Cisco last month announced a deal with Bank of America to begin installing 180,000 Cisco IP telephones throughout 5,800 banking centers and corporate locations in 29 states and the District of Columbia. In July, Cisco announced a similar contract with defense contractor and airplane manufacturer Boeing. Earlier this month, Ford announced that it plans to install 50,000 Cisco IP phones in 110 offices throughout Michigan.

To be sure, not every launch has gone smoothly. In the past few years, several Cisco customers have canceled contracts with their systems integrators.

Last year, Merrill Lynch and the state of Alaska both canceled their contracts with systems integrators that had recommended Cisco gear to be used in their VoIP networks. Merrill Lynch is now using a mix of gear from Cisco and Avaya.

Avaya also has won major contracts with hybrid technology that allows customers to keep some of its older gear while folding in some of the technological advantages of IP-based systems. Recent customer wins include Kyobo Life Insurance and Air Products and Chemicals in Korea; The Australian National University and Swan Hill City Rural Council in Australia; United Overseas Bank in Singapore; and TOT in Thailand.

Spending on IP phone systems isn't limited to large companies. Small and midsize companies were equally affected by the Year 2000 bug, and many of them are also beginning to change out old phone equipment purchased during the late 1990s.

"Medium-size business is definitely picking up the IP telephony banner," said Richard De Soto, vice president of Altigen Communications, which sells VoIP equipment almost exclusively to smaller businesses.

From bug to boom
Y2K was the result of a short-sighted decision by early computer makers to create systems with internal clocks that didn't recognize the year 2000. Without the proper fixes, networks used to deliver Internet and phone services would come to a halt at the start of the 21st century.

The result was a frenzy of spending, as corporations replaced nearly every nook and cranny of their local and wide-area networks that supplied Internet access and telephone service.

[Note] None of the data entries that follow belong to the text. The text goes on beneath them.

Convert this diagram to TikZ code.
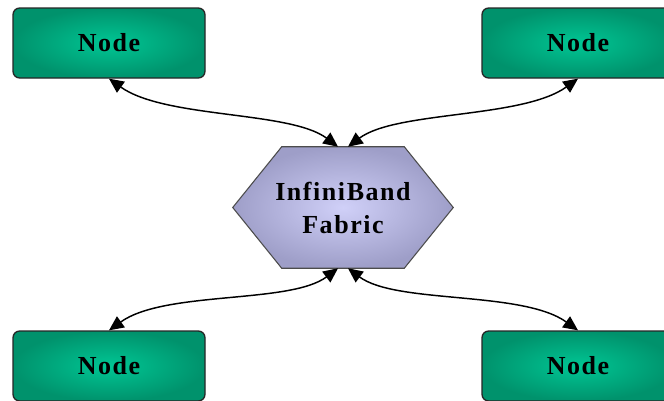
\documentclass[tikz,border=0pt]{standalone}
\usepackage{fontspec}
\setmainfont{Liberation Serif}
\newfontfamily\labelfont[LetterSpace=6]{Liberation Serif}
\usetikzlibrary{arrows.meta,backgrounds}
\definecolor{hostlight}{RGB}{0,198,148}
\definecolor{hostdark}{RGB}{0,146,108}
\definecolor{fablight}{RGB}{208,208,248}
\definecolor{fabdark}{RGB}{158,158,200}
\tikzset{
  hostbox/.style={draw=black!85, line width=1pt, rounded corners=5pt,
    inner color=hostlight, outer color=hostdark,
    minimum width=144pt, minimum height=52.5pt,
    font={\labelfont\bfseries\fontsize{19.5}{24.75}\selectfont}},
  fabric/.style={minimum width=165pt, minimum height=90.75pt, align=center,
    font={\labelfont\bfseries\fontsize{19.5}{24.75}\selectfont}},
  hexfill/.style={draw=black!70, line width=0.8pt, inner color=fablight, outer color=fabdark},
  link/.style={<->, line width=1.1pt, >={Triangle[length=11pt,width=10pt]}}
}
\begin{document}
\begin{tikzpicture}[x=0.75pt, y=-0.75pt]
    % Khung hình
    \useasboundingbox (0,0) rectangle (664,400);
    \clip (0,0) rectangle (664,400);
    % Mạng InfiniBand ở giữa
    \node[fabric] (fab) at (343,207.5) {InfiniBand\\Fabric};
    \begin{scope}[on background layer]
        \fill[white] (0,0) rectangle (664,400);
        \shade[hexfill] ([xshift=36.75pt]fab.north west) -- ([xshift=-36.75pt]fab.north east)
            -- (fab.east) -- ([xshift=-36.75pt]fab.south east)
            -- ([xshift=36.75pt]fab.south west) -- (fab.west) -- cycle;
    \end{scope}
    % Bốn nút
    \node[hostbox] (n1) at (109,43) {Node};
    \node[hostbox] (n2) at (578,43) {Node};
    \node[hostbox] (n3) at (109,366) {Node};
    \node[hostbox] (n4) at (578,366) {Node};
    % Liên kết hai chiều
    \draw[link] ([xshift=-3.75pt]fab.north) .. controls +(-48,-36) and +(56,40) .. (n1.south);
    \draw[link] ([xshift=3.75pt]fab.north) .. controls +(48,-36) and +(-56,40) .. (n2.south);
    \draw[link] ([xshift=-3.75pt]fab.south) .. controls +(-48,36) and +(56,-40) .. (n3.north);
    \draw[link] ([xshift=3.75pt]fab.south) .. controls +(48,36) and +(-56,-40) .. (n4.north);
\end{tikzpicture}
\end{document}
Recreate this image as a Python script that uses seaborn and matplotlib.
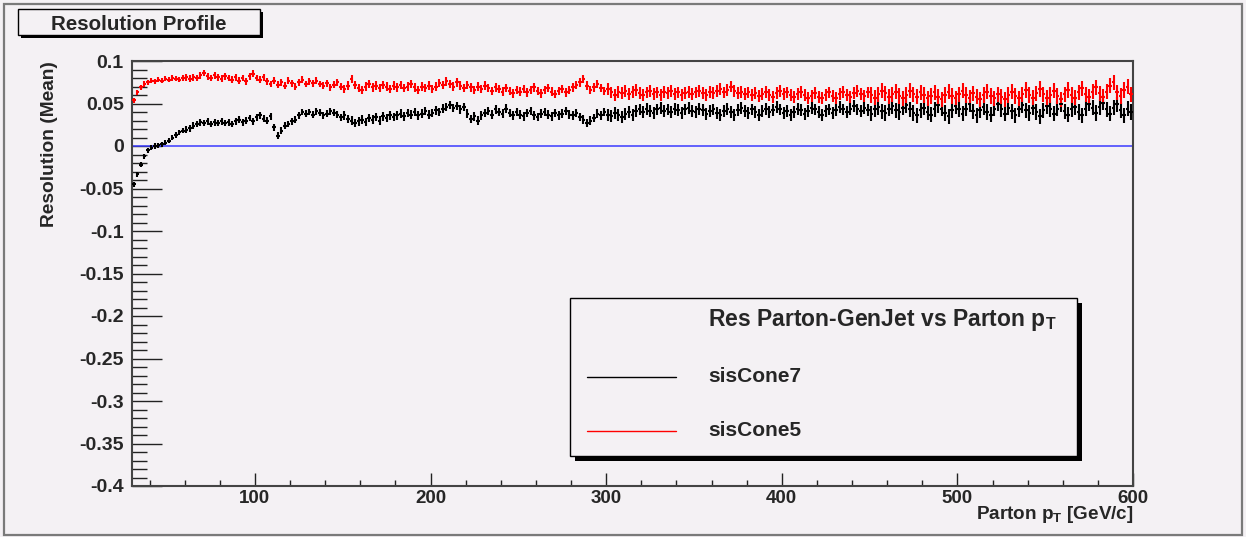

The biggest casualty were PBXs, which are essentially huge routers that ensure that phone calls reach their right destinations. They had to be completely replaced, because their software was so old that it couldn't be upgraded to fix the problem, Dzubeck said.

VoIP equipment was still in its nascent phases at the time. Voice quality was horrible, and reliability was even worse. But perhaps the biggest drawback was that Internet connections were way too slow to make the whole experience palatable.

So the telephone gear of choice remained what it has been for decades--switches and phones based on TDM, or time division multiplexing, which is a method of putting multiple data streams in a single signal by separating the signal into many segments, each with a short duration, then reassembling them on the other end. The signals follow a series of switches dedicated to that call that can't be used for anything else.

VoIP calls are much less constrained. They can follow any number of pathways, either over the public Internet or on closed corporate networks based on the Internet Protocol.

Jeff Pulver, an early VoIP user and the founder of Free World Dialup, said the original VoIP devotees were a small circle of mainly amateur radio operators who wanted to play with a new technology.

But as broadband spread into more and more homes and offices, so did the number of companies seeking the opportunity to sell unlimited local and long-distance VoIP plans.

"Y2K was the last time many of these corporations replaced their equipment, and VoIP really wasn't available at that time," said Terry White, an analyst with InfoTech. "Now many of those systems are at the point where they need to be replaced. And enterprises are seeing how these VoIP systems can give them an advantage."